• Exercise: Work out how many lines in the entries contain the string "source", and give nothing but that number.

Plotting code records
§
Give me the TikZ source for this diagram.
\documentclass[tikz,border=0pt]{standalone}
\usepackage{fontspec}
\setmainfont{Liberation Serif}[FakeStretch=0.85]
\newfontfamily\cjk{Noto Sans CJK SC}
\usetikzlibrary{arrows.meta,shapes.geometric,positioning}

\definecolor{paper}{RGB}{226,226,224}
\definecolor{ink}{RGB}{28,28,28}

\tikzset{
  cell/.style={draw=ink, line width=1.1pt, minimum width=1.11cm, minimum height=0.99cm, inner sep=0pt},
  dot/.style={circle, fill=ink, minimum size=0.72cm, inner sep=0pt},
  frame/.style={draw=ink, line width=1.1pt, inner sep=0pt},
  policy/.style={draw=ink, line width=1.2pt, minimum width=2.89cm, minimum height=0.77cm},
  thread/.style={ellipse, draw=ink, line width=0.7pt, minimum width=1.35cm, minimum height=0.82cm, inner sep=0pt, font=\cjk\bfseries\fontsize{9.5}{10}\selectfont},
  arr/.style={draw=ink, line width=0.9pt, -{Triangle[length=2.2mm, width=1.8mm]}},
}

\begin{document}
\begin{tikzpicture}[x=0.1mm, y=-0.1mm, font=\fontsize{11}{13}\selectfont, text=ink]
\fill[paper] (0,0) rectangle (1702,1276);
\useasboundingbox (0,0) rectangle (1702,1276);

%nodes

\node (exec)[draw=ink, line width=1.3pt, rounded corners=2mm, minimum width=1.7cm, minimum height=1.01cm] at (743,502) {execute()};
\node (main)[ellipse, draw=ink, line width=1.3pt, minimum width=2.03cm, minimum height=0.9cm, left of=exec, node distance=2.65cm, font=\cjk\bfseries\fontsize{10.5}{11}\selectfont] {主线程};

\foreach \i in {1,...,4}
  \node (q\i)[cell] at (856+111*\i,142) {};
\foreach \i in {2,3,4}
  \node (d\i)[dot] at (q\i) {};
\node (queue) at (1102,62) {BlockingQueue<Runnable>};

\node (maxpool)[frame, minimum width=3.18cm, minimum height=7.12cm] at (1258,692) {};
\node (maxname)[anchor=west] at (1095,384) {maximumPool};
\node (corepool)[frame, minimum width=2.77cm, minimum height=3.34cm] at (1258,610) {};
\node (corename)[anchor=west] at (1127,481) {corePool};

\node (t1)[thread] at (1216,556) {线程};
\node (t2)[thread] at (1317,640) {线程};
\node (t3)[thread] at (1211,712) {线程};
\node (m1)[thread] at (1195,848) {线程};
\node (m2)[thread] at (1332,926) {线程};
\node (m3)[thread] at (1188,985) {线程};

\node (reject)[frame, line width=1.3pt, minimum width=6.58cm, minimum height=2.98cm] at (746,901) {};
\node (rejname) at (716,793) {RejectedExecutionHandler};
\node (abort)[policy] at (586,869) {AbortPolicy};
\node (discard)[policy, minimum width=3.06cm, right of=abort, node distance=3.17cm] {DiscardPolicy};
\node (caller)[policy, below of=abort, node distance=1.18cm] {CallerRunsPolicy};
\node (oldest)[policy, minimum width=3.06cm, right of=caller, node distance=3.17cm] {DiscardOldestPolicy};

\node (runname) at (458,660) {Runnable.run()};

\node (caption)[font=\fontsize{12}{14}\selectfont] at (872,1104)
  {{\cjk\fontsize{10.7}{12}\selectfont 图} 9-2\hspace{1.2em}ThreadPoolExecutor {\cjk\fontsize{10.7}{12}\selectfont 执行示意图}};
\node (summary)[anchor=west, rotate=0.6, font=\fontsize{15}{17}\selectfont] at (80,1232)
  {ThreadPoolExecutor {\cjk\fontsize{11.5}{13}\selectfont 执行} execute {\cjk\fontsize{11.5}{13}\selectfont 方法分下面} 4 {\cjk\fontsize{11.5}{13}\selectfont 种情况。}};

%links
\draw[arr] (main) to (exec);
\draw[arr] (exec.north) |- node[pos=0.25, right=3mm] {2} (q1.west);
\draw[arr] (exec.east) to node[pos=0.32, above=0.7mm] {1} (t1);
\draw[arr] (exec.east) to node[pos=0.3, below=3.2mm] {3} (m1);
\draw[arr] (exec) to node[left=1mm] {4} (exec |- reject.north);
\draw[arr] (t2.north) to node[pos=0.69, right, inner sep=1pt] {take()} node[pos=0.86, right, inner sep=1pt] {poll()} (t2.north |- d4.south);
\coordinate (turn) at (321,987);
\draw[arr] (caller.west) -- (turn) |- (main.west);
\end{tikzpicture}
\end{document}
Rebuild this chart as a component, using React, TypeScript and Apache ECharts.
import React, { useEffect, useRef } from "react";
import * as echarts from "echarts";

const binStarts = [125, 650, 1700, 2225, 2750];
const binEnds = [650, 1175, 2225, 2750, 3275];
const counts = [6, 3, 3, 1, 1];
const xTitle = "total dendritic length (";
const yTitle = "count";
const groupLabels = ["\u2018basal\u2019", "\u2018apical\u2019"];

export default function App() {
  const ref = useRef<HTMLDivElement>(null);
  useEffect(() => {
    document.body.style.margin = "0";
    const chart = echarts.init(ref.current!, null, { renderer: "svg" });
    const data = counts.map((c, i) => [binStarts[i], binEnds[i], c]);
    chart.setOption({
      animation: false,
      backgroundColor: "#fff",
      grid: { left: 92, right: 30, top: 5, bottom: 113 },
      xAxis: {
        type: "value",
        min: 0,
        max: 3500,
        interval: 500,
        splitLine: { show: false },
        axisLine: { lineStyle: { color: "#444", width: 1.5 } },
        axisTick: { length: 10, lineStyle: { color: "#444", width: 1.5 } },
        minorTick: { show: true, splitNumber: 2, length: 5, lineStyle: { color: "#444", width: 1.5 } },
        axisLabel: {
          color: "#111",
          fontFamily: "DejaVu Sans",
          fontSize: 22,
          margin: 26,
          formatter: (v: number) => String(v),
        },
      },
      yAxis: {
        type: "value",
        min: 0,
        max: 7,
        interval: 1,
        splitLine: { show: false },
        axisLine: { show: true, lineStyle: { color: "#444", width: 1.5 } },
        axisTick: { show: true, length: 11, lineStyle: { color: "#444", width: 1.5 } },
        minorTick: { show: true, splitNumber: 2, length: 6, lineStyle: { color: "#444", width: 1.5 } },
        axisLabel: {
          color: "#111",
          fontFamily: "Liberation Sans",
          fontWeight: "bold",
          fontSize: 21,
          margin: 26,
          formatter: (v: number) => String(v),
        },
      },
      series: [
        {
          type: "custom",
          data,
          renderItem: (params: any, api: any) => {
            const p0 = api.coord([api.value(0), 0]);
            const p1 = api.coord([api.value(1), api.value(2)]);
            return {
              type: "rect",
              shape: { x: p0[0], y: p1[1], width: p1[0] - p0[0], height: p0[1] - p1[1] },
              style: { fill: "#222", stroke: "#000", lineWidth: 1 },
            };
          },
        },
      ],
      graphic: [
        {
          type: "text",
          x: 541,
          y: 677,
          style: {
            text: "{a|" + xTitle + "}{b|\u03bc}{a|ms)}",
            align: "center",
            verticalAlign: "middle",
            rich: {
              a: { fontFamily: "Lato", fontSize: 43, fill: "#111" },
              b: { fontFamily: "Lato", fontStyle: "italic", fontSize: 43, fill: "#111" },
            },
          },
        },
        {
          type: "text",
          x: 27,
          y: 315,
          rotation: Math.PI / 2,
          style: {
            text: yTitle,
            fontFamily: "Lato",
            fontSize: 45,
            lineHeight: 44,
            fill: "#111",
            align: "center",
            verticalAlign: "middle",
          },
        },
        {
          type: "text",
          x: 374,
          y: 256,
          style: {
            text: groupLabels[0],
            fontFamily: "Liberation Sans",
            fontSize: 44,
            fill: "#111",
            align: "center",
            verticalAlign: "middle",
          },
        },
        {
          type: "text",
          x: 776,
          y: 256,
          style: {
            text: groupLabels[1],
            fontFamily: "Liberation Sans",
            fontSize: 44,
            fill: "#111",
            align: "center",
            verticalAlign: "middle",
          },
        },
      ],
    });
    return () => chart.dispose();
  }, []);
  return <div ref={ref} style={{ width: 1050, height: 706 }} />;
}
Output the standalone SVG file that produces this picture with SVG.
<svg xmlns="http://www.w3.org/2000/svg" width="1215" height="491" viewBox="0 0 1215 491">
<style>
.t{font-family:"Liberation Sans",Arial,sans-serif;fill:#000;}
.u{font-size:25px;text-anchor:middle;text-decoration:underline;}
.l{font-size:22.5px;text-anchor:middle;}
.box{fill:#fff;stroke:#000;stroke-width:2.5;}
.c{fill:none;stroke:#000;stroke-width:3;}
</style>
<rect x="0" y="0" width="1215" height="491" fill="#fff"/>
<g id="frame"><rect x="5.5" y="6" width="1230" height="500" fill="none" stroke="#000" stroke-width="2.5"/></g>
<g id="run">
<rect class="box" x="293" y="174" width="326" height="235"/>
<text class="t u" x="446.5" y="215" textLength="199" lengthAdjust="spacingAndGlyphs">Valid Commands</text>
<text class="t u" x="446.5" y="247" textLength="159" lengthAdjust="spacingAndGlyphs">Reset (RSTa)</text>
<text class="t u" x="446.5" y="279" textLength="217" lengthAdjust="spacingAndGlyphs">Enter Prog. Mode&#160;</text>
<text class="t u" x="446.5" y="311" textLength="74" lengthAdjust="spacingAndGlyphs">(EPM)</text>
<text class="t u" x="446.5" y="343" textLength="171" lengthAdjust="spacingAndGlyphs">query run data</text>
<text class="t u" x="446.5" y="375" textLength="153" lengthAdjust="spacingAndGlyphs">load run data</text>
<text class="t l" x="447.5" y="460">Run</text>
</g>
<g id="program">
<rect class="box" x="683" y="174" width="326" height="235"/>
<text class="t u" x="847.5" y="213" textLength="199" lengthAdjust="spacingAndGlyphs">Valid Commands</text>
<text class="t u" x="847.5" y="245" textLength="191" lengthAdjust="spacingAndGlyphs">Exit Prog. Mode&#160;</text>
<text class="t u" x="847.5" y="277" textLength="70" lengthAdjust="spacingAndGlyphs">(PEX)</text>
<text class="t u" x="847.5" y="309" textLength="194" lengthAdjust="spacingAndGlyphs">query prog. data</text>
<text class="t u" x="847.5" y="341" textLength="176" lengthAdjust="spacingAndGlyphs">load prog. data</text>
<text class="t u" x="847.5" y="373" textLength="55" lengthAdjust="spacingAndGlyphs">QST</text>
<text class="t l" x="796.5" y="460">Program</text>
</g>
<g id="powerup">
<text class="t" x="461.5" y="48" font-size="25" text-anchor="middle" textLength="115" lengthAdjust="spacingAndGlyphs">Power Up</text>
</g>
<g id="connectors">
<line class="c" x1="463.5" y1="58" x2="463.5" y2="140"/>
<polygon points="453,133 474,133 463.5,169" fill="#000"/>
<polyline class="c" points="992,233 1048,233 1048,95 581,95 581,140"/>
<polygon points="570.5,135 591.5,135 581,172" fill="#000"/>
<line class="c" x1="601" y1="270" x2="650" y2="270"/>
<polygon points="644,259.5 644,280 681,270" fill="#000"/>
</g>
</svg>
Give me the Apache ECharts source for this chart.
§
• Answer to this problem: 2